1.3 Unexecuted Capital Commitments : Estimated amount of Contracts remaining to be executed on Capital Account and not provided for amount to Rs. 26.53 Lacs (Previous Year Rs. 135.10 Lacs).

1.4 Cummulative Dividend on Preference Shares : On approval of the scheme of compromise by the Hon ble Calcutta High Court, the Preference share capital was reduced by 85%. The Preference shares, after reduction of the share capital have face value of Rs. 15/- each. The said Preference shares carry a coupon rate of 0.1%. The cumulative dividend on such shares with effect from the date of approval of the scheme of compromise i.e. 21st November, 2006 till 31st March'12 amounted to Rs. 3.55 Lacs.

1.5 Guarantees

Counter-guarantees given by the Company : Counter Guarantees to Banks in respect of Guarantees given by them amount to Rs. 136.84 Lacs (Previous Year Rs.132.24 Lacs ).

2.0 As per the Rehabilitation Scheme sanctioned by BIFR, the deferred sales tax dues amounting to Rs. 1710.16 Lacs have been rescheduled to be paid (beyond 12 months) over the period of the scheme i.e. 2012-13 to 2014-15.

3.0 The declaration filed under Urban Land (Ceiling and Regulation) Act. 1976 in respect of the Company's holding in excess of the Ceiling prescribed under the Act and the application to retain these lands were made for consideration of the concerned authority. The Company at present is contesting a case filed by the Appropriate authority.

4.0 Documents and papers relating to all the immovable properties including land at Banjari are deposited with IFCI Ltd. which assigned its loan earlier granted to the Company to Arcil - Kalyanpur Cements Ltd.

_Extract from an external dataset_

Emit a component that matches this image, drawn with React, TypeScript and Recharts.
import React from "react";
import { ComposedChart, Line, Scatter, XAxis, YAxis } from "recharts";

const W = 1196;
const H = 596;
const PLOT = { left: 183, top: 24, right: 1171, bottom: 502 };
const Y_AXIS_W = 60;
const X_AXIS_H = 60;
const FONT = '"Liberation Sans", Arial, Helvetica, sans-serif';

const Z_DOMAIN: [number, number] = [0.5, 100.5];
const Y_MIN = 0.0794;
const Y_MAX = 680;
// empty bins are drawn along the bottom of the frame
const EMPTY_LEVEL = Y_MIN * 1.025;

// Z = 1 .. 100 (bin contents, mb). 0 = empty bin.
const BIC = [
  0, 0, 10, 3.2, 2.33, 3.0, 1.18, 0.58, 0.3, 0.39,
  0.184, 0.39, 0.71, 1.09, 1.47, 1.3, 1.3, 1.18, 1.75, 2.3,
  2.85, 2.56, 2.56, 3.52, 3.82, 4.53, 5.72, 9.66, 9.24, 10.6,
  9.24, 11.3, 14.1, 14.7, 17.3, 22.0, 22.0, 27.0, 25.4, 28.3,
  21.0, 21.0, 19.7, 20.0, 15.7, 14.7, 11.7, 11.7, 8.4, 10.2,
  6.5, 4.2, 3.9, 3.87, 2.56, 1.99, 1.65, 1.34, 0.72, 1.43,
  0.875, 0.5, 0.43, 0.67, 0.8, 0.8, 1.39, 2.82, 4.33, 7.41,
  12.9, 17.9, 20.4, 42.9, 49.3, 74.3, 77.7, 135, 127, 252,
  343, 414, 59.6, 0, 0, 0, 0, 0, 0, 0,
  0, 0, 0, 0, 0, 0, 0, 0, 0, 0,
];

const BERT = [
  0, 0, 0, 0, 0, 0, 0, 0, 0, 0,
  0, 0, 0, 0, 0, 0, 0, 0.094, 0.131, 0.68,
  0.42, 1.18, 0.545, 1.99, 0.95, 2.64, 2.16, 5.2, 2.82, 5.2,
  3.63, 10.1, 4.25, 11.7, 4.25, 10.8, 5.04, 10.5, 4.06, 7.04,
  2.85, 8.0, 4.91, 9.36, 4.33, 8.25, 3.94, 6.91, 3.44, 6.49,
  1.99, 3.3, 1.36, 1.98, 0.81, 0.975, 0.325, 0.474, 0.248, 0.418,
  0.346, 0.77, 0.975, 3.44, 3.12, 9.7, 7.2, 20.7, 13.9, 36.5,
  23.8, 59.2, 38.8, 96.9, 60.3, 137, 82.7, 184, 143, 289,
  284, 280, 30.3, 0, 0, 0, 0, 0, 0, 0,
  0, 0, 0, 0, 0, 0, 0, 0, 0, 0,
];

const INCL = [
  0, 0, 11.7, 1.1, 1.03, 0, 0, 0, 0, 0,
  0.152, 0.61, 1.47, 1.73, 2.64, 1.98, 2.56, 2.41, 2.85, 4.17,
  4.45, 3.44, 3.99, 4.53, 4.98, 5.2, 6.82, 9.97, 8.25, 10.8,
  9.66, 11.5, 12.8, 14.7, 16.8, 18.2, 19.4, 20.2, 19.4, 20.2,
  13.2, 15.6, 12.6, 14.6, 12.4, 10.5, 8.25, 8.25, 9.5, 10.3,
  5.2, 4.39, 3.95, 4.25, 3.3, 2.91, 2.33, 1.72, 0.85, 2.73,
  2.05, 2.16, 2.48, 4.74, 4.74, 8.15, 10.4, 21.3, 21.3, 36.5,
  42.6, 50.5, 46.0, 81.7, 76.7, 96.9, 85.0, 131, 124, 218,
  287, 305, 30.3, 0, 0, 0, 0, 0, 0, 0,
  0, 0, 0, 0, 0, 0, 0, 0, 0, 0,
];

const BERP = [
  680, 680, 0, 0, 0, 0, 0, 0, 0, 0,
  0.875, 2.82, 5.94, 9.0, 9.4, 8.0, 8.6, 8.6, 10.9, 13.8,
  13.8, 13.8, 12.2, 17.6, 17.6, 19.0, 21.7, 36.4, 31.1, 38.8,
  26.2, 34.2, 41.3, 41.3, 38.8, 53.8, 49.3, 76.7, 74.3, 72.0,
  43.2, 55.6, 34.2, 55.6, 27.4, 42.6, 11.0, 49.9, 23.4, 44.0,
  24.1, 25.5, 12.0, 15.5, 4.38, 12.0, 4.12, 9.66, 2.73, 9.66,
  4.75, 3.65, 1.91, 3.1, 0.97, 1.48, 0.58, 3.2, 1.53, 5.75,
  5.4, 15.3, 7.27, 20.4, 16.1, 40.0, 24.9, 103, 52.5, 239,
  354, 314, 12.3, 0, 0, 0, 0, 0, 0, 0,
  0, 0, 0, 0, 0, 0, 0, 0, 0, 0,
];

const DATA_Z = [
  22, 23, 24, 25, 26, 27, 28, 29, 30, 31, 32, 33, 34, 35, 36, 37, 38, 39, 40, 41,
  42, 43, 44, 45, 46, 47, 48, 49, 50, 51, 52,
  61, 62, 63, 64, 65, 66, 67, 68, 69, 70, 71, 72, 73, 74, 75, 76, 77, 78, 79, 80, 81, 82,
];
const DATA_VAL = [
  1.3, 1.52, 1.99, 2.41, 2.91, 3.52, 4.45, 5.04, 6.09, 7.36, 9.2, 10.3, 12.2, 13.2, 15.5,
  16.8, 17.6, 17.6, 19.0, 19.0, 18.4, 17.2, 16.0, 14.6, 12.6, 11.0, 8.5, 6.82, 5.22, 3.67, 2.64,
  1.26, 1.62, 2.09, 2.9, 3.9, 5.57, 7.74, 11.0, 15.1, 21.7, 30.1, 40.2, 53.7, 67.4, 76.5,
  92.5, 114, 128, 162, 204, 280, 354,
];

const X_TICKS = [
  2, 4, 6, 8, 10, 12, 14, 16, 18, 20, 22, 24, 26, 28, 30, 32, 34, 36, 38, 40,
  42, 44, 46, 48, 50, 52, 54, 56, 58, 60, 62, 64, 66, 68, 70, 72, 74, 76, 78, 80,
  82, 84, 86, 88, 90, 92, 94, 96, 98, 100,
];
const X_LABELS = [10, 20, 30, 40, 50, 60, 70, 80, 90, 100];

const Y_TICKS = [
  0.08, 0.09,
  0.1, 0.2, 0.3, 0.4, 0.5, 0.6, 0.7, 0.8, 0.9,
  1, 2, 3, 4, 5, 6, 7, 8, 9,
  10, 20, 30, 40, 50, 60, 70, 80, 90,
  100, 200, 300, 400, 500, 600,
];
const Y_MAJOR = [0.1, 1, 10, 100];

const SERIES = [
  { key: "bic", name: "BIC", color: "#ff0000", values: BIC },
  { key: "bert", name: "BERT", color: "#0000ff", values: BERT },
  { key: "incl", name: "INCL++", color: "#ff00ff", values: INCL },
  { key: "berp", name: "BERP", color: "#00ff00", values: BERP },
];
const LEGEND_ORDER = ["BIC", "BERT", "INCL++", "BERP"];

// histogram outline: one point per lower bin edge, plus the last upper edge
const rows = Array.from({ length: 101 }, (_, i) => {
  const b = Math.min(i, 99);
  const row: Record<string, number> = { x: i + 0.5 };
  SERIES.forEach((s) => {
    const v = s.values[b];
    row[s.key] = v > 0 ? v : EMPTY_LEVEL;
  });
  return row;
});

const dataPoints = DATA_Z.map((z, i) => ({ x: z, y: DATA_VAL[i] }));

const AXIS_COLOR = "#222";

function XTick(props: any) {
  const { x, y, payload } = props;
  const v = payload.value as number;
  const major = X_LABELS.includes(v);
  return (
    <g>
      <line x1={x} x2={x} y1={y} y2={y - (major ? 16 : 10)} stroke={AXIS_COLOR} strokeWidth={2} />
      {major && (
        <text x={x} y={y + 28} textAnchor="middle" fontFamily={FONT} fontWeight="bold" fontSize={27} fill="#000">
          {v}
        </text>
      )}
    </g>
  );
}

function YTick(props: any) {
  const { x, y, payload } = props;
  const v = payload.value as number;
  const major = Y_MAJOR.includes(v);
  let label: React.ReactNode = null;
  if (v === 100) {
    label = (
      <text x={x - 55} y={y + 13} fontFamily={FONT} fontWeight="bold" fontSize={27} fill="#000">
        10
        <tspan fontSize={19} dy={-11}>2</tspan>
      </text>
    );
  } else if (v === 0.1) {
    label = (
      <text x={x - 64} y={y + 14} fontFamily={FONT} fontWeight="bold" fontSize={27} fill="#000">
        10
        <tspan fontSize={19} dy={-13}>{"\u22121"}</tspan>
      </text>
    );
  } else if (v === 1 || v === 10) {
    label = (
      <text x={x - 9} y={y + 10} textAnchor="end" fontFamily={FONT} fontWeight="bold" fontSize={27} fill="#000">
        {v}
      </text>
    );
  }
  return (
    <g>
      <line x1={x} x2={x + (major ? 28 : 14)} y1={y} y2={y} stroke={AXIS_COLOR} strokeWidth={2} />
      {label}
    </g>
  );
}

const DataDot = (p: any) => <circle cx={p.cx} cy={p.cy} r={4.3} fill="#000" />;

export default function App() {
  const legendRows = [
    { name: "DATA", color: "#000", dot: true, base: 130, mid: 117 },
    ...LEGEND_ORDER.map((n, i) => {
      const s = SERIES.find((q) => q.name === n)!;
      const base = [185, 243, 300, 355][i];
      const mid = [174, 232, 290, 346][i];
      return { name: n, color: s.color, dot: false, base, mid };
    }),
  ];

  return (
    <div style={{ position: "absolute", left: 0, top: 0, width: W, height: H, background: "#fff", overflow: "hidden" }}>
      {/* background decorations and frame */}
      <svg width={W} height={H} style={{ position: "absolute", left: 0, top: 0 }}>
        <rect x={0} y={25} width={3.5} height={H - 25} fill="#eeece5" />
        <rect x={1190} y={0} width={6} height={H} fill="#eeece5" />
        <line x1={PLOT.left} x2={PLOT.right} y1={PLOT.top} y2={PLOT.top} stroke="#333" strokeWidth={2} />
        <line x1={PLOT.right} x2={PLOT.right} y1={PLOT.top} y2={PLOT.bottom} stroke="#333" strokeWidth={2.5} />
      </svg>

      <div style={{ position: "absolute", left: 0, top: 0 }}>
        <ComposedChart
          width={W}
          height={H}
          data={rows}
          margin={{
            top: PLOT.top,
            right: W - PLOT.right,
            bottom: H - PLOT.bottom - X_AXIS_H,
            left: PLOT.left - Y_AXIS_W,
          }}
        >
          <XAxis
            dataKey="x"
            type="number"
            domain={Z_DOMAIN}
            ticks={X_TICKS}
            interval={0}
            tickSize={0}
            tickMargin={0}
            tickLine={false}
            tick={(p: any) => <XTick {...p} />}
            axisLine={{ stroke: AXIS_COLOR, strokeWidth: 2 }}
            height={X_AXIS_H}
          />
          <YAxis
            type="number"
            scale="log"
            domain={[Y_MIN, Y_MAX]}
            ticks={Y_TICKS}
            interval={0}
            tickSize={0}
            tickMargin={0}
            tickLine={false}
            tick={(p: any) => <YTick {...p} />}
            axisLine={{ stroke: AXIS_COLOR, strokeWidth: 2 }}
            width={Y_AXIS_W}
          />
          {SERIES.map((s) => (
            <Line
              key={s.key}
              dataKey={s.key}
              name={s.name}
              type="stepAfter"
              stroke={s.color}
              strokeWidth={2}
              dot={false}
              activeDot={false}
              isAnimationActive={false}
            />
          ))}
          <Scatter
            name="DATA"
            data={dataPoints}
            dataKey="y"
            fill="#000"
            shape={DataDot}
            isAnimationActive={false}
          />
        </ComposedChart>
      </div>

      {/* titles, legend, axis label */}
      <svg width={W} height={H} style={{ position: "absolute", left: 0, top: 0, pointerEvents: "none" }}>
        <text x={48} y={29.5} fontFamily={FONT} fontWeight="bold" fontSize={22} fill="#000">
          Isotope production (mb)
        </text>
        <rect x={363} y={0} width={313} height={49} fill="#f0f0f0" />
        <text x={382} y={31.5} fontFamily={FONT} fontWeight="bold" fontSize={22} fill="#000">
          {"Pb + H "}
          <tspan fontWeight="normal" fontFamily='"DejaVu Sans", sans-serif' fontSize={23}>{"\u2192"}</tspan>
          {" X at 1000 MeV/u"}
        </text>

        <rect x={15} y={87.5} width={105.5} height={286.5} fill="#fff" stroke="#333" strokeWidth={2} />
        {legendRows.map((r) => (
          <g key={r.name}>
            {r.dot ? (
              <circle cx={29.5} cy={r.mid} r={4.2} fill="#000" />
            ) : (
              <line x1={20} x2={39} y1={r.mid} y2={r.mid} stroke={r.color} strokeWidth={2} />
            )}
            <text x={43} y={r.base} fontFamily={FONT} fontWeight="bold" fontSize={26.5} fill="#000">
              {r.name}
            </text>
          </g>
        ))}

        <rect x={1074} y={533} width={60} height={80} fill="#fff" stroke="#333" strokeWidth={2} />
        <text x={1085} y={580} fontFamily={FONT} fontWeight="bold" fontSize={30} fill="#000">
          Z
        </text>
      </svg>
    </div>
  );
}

Trust.

5.0 In view of erosion of its Net Worth, the Company was registered with Board for Industrial & Financial Reconstruction (BIFR) as Sick Company under the provisions of Sick Industrial Companies (Special Provisions) Act,1985. BIFR circulated a Draft Rehabilitation Scheme (DRS) to all the concerned parties for consent, suggestions and objections. On the basis of the approval of the Govt, of Bihar and objections and suggestions received from various parties, BIFR sanctioned the scheme in the hearing held on 24.10.2011 and issued the same vide letter dt. 3.2.2012. The Scheme is under implementation.

6.0 In view of carry forward losses, in drawing up the Accounts, the Company has not considered the impact of deferred tax liability arising out of timing difference. For the same reason Deferred Tax Assets have been ignored.

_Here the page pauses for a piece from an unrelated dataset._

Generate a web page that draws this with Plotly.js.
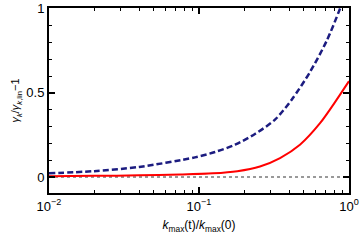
<!DOCTYPE html>
<html>
<head>
<meta charset="utf-8">
<script src="https://cdn.plot.ly/plotly-3.0.1.min.js"></script>
<style>html,body{margin:0;padding:0;background:#fff;}#chart{width:360px;height:240px;}</style>
</head>
<body>
<div id="chart"></div>
<script>
const kRatioBlue = [0.01, 0.02, 0.04, 0.094, 0.128, 0.174, 0.236, 0.321, 0.415, 0.55, 0.71, 0.87, 1.0];
const gammaBlue  = [0.022, 0.035, 0.06, 0.117, 0.149, 0.192, 0.256, 0.341, 0.46, 0.625, 0.81, 1.0, 1.15];
const kRatioRed  = [0.01, 0.02, 0.04, 0.075, 0.124, 0.18, 0.255, 0.347, 0.471, 0.641, 0.828, 1.0];
const gammaRed   = [0.005, 0.007, 0.01, 0.015, 0.022, 0.035, 0.063, 0.113, 0.192, 0.32, 0.46, 0.57];
const kRatioZero = [0.01, 1.0];
const gammaZero  = [0, 0];
const xTickVals = [0.01, 0.1, 1];
const xTickText = ['10<sup>−2</sup>', '10<sup>−1</sup>', '10<sup>0</sup>'];
const yTickVals = [0, 0.5, 1];
const yTickText = ['0', '0.5', '1'];

const xMinor = [];
[0.01, 0.1].forEach(d => { for (let m = 2; m <= 9; m++) xMinor.push(d * m); });
const yMinor = [];
for (let i = 0; i <= 10; i++) yMinor.push(i / 10);

const axisCommon = {
  showline: true, linecolor: '#000', linewidth: 2, mirror: 'ticks',
  ticks: 'inside', ticklen: 6, tickwidth: 1.2, tickcolor: '#000',
  showgrid: false, zeroline: false,
  tickfont: {family: 'Liberation Sans, Arial, sans-serif', size: 13, color: '#000'}
};

const data = [
  {x: kRatioZero, y: gammaZero, mode: 'lines', line: {color: '#999999', width: 2, dash: 'dot'}, hoverinfo: 'skip'},
  {x: kRatioRed, y: gammaRed, mode: 'lines', line: {color: '#ff0000', width: 2, shape: 'spline', smoothing: 0.8}},
  {x: kRatioBlue, y: gammaBlue, mode: 'lines', line: {color: '#1c1c80', width: 2.5, dash: '6px,3px', shape: 'spline', smoothing: 0.8}}
];

const layout = {
  width: 360, height: 240,
  margin: {l: 49, r: 11, t: 8, b: 47},
  showlegend: false,
  paper_bgcolor: '#fff', plot_bgcolor: '#fff',
  xaxis: Object.assign({}, axisCommon, {
    type: 'log', range: [-2, 0],
    tickmode: 'array', tickvals: xTickVals, ticktext: xTickText,
    minor: {tickmode: 'array', tickvals: xMinor, ticks: 'inside', ticklen: 3, tickcolor: '#000', showgrid: false},
    title: {text: '<i>k</i><sub>max</sub>(t)/<i>k</i><sub>max</sub>(0)', font: {family: 'Liberation Sans, Arial, sans-serif', size: 12, color: '#000'}, standoff: 8}
  }),
  yaxis: Object.assign({}, axisCommon, {
    range: [-0.095, 1.005],
    tickmode: 'array', tickvals: yTickVals, ticktext: yTickText,
    minor: {tickmode: 'array', tickvals: yMinor, ticks: 'inside', ticklen: 3, tickcolor: '#000', showgrid: false},
    title: {text: '<i>γ<sub>k</sub></i>/<i>γ<sub>k</sub></i><sub>,lin</sub>−1', font: {family: 'Liberation Sans, Arial, sans-serif', size: 11, color: '#000'}, standoff: 4}
  })
};

Plotly.newPlot('chart', data, layout, {staticPlot: true, displayModeBar: false});
</script>
</body>
</html>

7.0 The Company has claimed from BSEB Rs. 2574.25 Lacs (Previous year Rs. 2574.25 Lacs) on account of reduction in maximum demand charges, damages to machinery, etc. and loss of profit due to restricted and erratic power supply for the past periods.

8.0 Figures of the Previous year have been recast and/or regrouped wherever necessary to bring them in line with the figures of the current year.